タクラ氏「LJで金の支払い強要」=モロとダラグノルを告発=「犯罪者の偽証言」と反発も

 ラヴァ・ジャット作戦(LJ)の被告だった弁護士、ロドリゴ・タクラ・ドゥラン氏が27日、パラナ州連邦警察で証言を行った。この証言で同氏は、担当判事だったセルジオ・モロ氏と深いつながりのある弁護士に金の支払いを行ったこと、LJ作戦班が500万レアル支払えば逮捕を免れるシステムになっていた疑惑などを証言。これらの証言が証拠と共に最高裁まで報告されることになった。27日付ヴェージャ誌(1)などが報じている。
 タクラ氏はLJでの最大の汚職企業とされたゼネコン大手オデブレヒト社の弁護士として知られ、自身も収賄疑惑などで被告となり、逮捕命令が出た際にスペインに国外逃亡していた経緯がある。同氏は逃亡先からLJやモロ氏の批判をして疑惑をほのめかす発言を繰り返して注目を浴びてきた。
 モロ上議は声明で、「彼は最初こそオデブレヒトのために資金洗浄した容疑を否定したが、後に自白して拘留された。2017年以降、自分で捏造した証拠を除いて、証拠のない偽の主張をしている。彼は2020年以来、検察長官に対して司法取引をしようとしているが、証拠がないために成功しておらず、その手続き自体も22年6月に破棄された」と強く反論した。さらに「捜査に恐れはないが、信用を失った犯罪者による中傷の政治利用には失望している」と主張した。

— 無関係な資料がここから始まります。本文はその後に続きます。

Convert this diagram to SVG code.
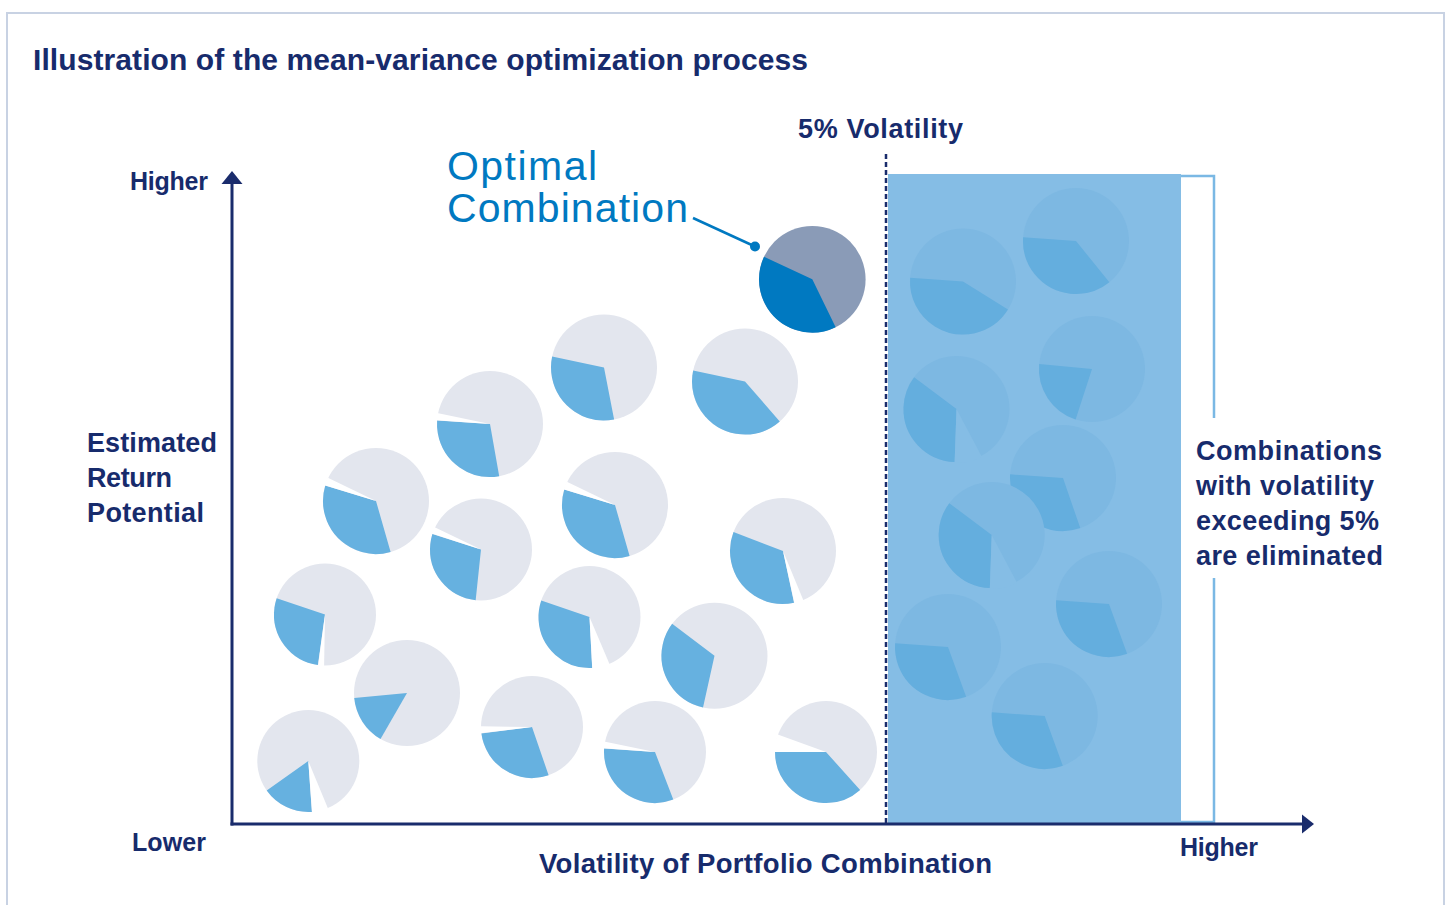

 これまでは一部メディアのみが注目していた同氏の言動であったが、現在のLJ担当であるエドゥアルド・フェルナンド・アッピオ判事がこれまで浮上してきた噂と共にLJの捜査態勢に懐疑的な言動を行っており、今回のタクラ氏の証言も同判事が取り仕切っている。
 この証言でタクラ氏は、弁護士のカルロス・ズッコロット氏からの依頼に従って61万3千ドルを2016年7月14日に支払ったと発言した。ズッコロット氏はモロ氏と妻ロザンジェラ氏の仲人で、ロザンジェラ氏の上司にあたる人物だ。ズッコロット氏から提示された金額は500万ドルで、タクラ氏曰く「逮捕を逃れるために必要とされた額だった」という。
 タクラ氏の支払いはその頭金として、モロ夫婦と近い関係の弁護士マルルス・アルンス氏に払ったといい、その際の明細も証拠として提出されている。タクラ氏は2019年にサイトUOLの独占取材でもこの件について言及していた。
 タクラ氏はモロ氏やLJ捜査主任だったデルタン・ダラグノル氏を恐喝容疑で訴えることをほのめかしたため、アッピオ判事はこの件を最高裁まで回すことに決めた。それは現在、モロ氏が上議、ダラグノル氏が下議のため、裁判管轄が最高裁にあるためだ。証拠として提出された録音や写真も回されることになる。
 最高裁での担当判事はリカルド・レヴァンドウスキー判事だが、同判事はかねてからLJに懐疑的で、タクラ氏の今回の証言も今年3月13日に同判事がタクラ氏の容疑を無効にしたことからはじまっている。モロ氏らに捜査の可能性も浮上している。